Однако же тоталитаризм нигде не сумел полностью восторжествовать. Наше собственное общество по-прежнему либерально — в широком смысле. Чтобы реализовать право на свободу слова, приходится бороться с экономическим принуждением и с влиятельными тенденциями в общественном мнении, но пока еще не с тайной полицией. Можешь говорить или печатать почти все, если только согласен не привлекать к себе при этом внимание. Но что внушает ужас, так это, как я сказал в начале статьи, сознательная враждебность свободе со стороны тех, кому она должна быть всего дороже. Широкой публике нет дела ни до свободы, ни до ее противников. Она, публика, не одобрит преследований еретика, но и лезть из кожи вон не будет, чтобы его защитить. В массе своей люди слишком здравомыслящи и в то же время слишком недалеки, чтобы воспринять тоталитарные взгляды. Прямое и сознательное наступление на честную мысль ведут сами интеллигенты.

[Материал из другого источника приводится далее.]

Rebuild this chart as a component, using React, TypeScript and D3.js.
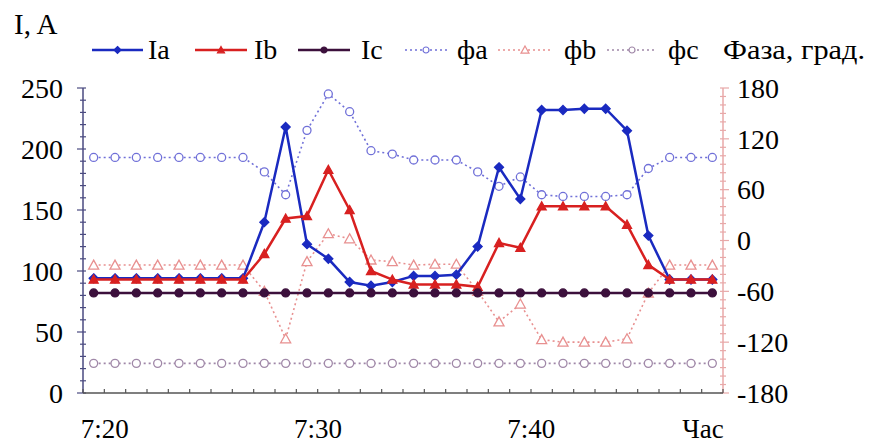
import React, { useEffect, useRef } from 'react';
import * as d3 from 'd3';

// time labels, one per minute
const times = d3.range(30).map(m => '7:' + (20 + m));
const timeTicks = ['7:20', '7:30', '7:40'];

// currents, A
const Ia = [94, 94, 94, 94, 94, 94, 94, 94, 140, 218, 122, 110, 91, 88, 91, 96, 96, 97, 120, 185, 159, 232, 232, 233, 233, 215, 129, 93, 93, 93];
const Ib = [93, 93, 93, 93, 93, 93, 93, 93, 114, 143, 145, 183, 150, 100, 93, 89, 89, 89, 87, 123, 119, 153, 153, 153, 153, 138, 105, 93, 93, 93];
const Ic = [82, 82, 82, 82, 82, 82, 82, 82, 82, 82, 82, 82, 82, 82, 82, 82, 82, 82, 82, 82, 82, 82, 82, 82, 82, 82, 82, 82, 82, 82];

// phases, degrees
const fa = [98, 98, 98, 98, 98, 98, 98, 98, 81, 54, 130, 173, 152, 106, 102, 95, 95, 95, 81, 64, 75, 54, 52, 52, 52, 54, 85, 98, 98, 98];
const fb = [-29, -29, -29, -29, -29, -29, -29, -29, -60, -116, -25, 8, 2, -23, -25, -29, -28, -28, -60, -96, -75, -117, -120, -120, -120, -116, -62, -29, -29, -29];
const fc = [-145, -145, -145, -145, -145, -145, -145, -145, -145, -145, -145, -145, -145, -145, -145, -145, -145, -145, -145, -145, -145, -145, -145, -145, -145, -145, -145, -145, -145, -145];

const currentTicks = [0, 50, 100, 150, 200, 250];
const phaseTicks = [-180, -120, -60, 0, 60, 120, 180];

const FONT = '"Liberation Serif", "Times New Roman", serif';

export default function App() {
  const ref = useRef<SVGSVGElement>(null);

  useEffect(() => {
    const svg = d3.select(ref.current);
    svg.selectAll('*').remove();

    const left = 83, right = 723, top = 88, bottom = 393;

    const x = d3.scaleBand<string>().domain(times).range([left, right]);
    const cx = (i: number) => (x(times[i]) as number) + x.bandwidth() / 2;
    const yI = d3.scaleLinear().domain([0, 250]).range([bottom, top]);
    const yP = d3.scaleLinear().domain([-180, 180]).range([bottom, top]);

    const g = svg.append('g');

    // left axis (current)
    g.append('line').attr('x1', left).attr('x2', left).attr('y1', top).attr('y2', bottom)
      .attr('stroke', '#4a4a80').attr('stroke-width', 1.5);
    d3.range(0, 251, 10).forEach(v => {
      const major = v % 50 === 0;
      g.append('line')
        .attr('x1', major ? left - 6 : left - 3).attr('x2', left + 3)
        .attr('y1', yI(v)).attr('y2', yI(v))
        .attr('stroke', '#4a4a80').attr('stroke-width', 1.2);
    });
    g.selectAll('.ly').data(currentTicks).enter().append('text')
      .attr('x', 63).attr('y', d => yI(d)).attr('dy', '0.35em')
      .attr('text-anchor', 'end').attr('font-size', 28).attr('font-family', FONT)
      .text(d => d);

    // right axis (phase)
    g.append('line').attr('x1', right).attr('x2', right).attr('y1', top).attr('y2', bottom)
      .attr('stroke', '#e8a8a8').attr('stroke-width', 1.5);
    d3.range(-180, 181, 10).forEach(v => {
      const major = v % 60 === 0;
      g.append('line')
        .attr('x1', right - 3).attr('x2', major ? right + 6 : right + 3)
        .attr('y1', yP(v)).attr('y2', yP(v))
        .attr('stroke', '#e8a8a8').attr('stroke-width', 1.2);
    });
    g.selectAll('.ry').data(phaseTicks).enter().append('text')
      .attr('x', 737).attr('y', d => yP(d)).attr('dy', '0.35em')
      .attr('text-anchor', 'start').attr('font-size', 28).attr('font-family', FONT)
      .text(d => d);

    // bottom axis
    g.append('line').attr('x1', left).attr('x2', right).attr('y1', bottom).attr('y2', bottom)
      .attr('stroke', '#555').attr('stroke-width', 1.5);
    times.concat(['end']).forEach((t, i) => {
      const xx = left + i * x.bandwidth();
      g.append('line').attr('x1', xx).attr('x2', xx).attr('y1', bottom - 4).attr('y2', bottom)
        .attr('stroke', '#555').attr('stroke-width', 1.2);
    });
    g.selectAll('.xl').data(timeTicks).enter().append('text')
      .attr('x', d => (x(d) as number) + x.bandwidth() / 2 + 11).attr('y', 438)
      .attr('text-anchor', 'middle').attr('font-size', 27).attr('font-family', FONT)
      .text(d => d);
    g.append('text').attr('x', 703).attr('y', 438).attr('text-anchor', 'middle')
      .attr('font-size', 27).attr('font-family', FONT).text('Час');

    // axis titles
    g.append('text').attr('x', 14).attr('y', 34).attr('font-size', 29).attr('font-family', FONT).text('I, A');
    g.append('text').attr('x', 723).attr('y', 59).attr('font-size', 28).attr('font-family', FONT)
      .attr('textLength', 142).attr('lengthAdjust', 'spacingAndGlyphs').text('Фаза, град.');

    // series
    const series = [
      { name: 'фc', data: fc, scale: yP, color: '#a088a8', dash: '2,3', width: 1.6, marker: 'circle', fill: 'white', size: 4 },
      { name: 'фb', data: fb, scale: yP, color: '#e89090', dash: '2,3', width: 1.6, marker: 'triangle', fill: 'white', size: 5 },
      { name: 'фa', data: fa, scale: yP, color: '#7070d8', dash: '2,3', width: 1.6, marker: 'circle', fill: 'white', size: 4 },
      { name: 'Ia', data: Ia, scale: yI, color: '#1a2ac0', dash: null, width: 2.5, marker: 'diamond', fill: '#1a2ac0', size: 4.5 },
      { name: 'Ib', data: Ib, scale: yI, color: '#d82020', dash: null, width: 2.5, marker: 'triangle', fill: '#d82020', size: 4.5 },
      { name: 'Ic', data: Ic, scale: yI, color: '#3c103c', dash: null, width: 2.5, marker: 'circle', fill: '#3c103c', size: 4 },
    ];

    const markerPath = (kind: string, s: number) => {
      if (kind === 'diamond') return `M0,${-s}L${s},0L0,${s}L${-s},0Z`;
      if (kind === 'triangle') return `M0,${-s}L${s},${s * 0.8}L${-s},${s * 0.8}Z`;
      return d3.symbol(d3.symbolCircle, Math.PI * s * s)() as string;
    };

    series.forEach(s => {
      const line = d3.line<number>().x((d, i) => cx(i)).y(d => s.scale(d));
      g.append('path').datum(s.data).attr('d', line).attr('fill', 'none')
        .attr('stroke', s.color).attr('stroke-width', s.width)
        .attr('stroke-dasharray', s.dash as any);
      g.selectAll('.m-' + s.name).data(s.data).enter().append('path')
        .attr('transform', (d, i) => `translate(${cx(i)},${s.scale(d)})`)
        .attr('d', markerPath(s.marker, s.size))
        .attr('fill', s.fill).attr('stroke', s.color).attr('stroke-width', 1.3);
    });

    // legend
    const legend = [
      { s: series[3], x1: 92, x2: 143, tx: 148 },
      { s: series[4], x1: 195, x2: 247, tx: 254 },
      { s: series[5], x1: 298, x2: 350, tx: 361 },
      { s: series[2], x1: 405, x2: 447, tx: 457 },
      { s: series[1], x1: 498, x2: 552, tx: 564 },
      { s: series[0], x1: 607, x2: 657, tx: 668 },
    ];
    legend.forEach(l => {
      const ly = 50;
      g.append('line').attr('x1', l.x1).attr('x2', l.x2).attr('y1', ly).attr('y2', ly)
        .attr('stroke', l.s.color).attr('stroke-width', l.s.width)
        .attr('stroke-dasharray', l.s.dash as any);
      g.append('path').attr('transform', `translate(${(l.x1 + l.x2) / 2},${ly})`)
        .attr('d', markerPath(l.s.marker, l.s.size - 1))
        .attr('fill', l.s.fill).attr('stroke', l.s.color).attr('stroke-width', 1.2);
      g.append('text').attr('x', l.tx).attr('y', 59).attr('font-size', 28).attr('font-family', FONT)
        .text(l.s.name);
    });
  }, []);

  return (
    <svg ref={ref} width={872} height={445}
      style={{ position: 'absolute', left: 0, top: 0, background: 'white' }} />
  );
}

Просоветски настроенная интеллигенция, не подпади она под воздействие именно этого мифа, возможно, поддалась бы какому-нибудь другому, во многом похожему. Но русский миф в любом случае налицо и действует разлагающе. Когда видишь, как высокообразованные люди равнодушно взирают на подавление и преследования, трудно понять, что заслуживает большего презрения — их цинизм или их близорукость. Многие ученые, к примеру, слепо восторгаются СССР. Они, похоже, считают удушение свободы несущественным, постольку поскольку оно в данный момент не затрагивает их собственной деятельности. СССР — огромная быстро развивающаяся страна, которая остро нуждается в научных кадрах и по этой причине им покровительствует. Ученые, если только они за версту обходят опасные дисциплины вроде психологии, — люди привилегированные. Писатели же, напротив, преследуются. Правда, литературные содержанки типа Ильи Эренбурга или Алексея Толстого получают большие деньги, но единственное, что представляет хоть какую-то ценность для писателя как такового, — свобода самовыражения — у них отнято. Некоторые из английских ученых, с таким восторгом распространяющихся об огромных возможностях, предоставленных их коллегам в России, способны это хотя бы понять. Но их соображения, судя по всему, таковы: «В России преследуют писателей. Ну и что? Я-то не писатель». Они не видят, что любые посягательства на свободу мысли и на идею объективной истины в конечном счете несут угрозу каждой отрасли знания.

В настоящее время тоталитарное государство терпит ученого, потому что нуждается в нем. Даже в Германии при нацизме с учеными, исключая евреев, обходились сравнительно хорошо, и немецкое научное сообщество в целом не оказало Гитлеру никакого сопротивления. На нынешнем историческом этапе даже наиболее самодержавный правитель вынужден считаться с материальной реальностью — отчасти из-за пережитков либерального образа мышления, отчасти из-за необходимости готовиться к войне. До тех пор пока невозможно полностью игнорировать материальную реальность, до тех пор пока два и два в сумме должны давать четыре при расчете, например, проекта самолета, ученый выполняет свои обязанности, и ему даже может быть предоставлена свобода — в определенных границах. Отрезвление придет к нему потом, когда тоталитарное государство основательно утвердится. Но если он намерен защищать честь науки, сегодня его задача — каким-то образом поддержать своих литературных коллег и не отмахиваться: «Пустяки!» — когда писателям затыкают рот или доводят их до самоубийства, а газеты систематически врут.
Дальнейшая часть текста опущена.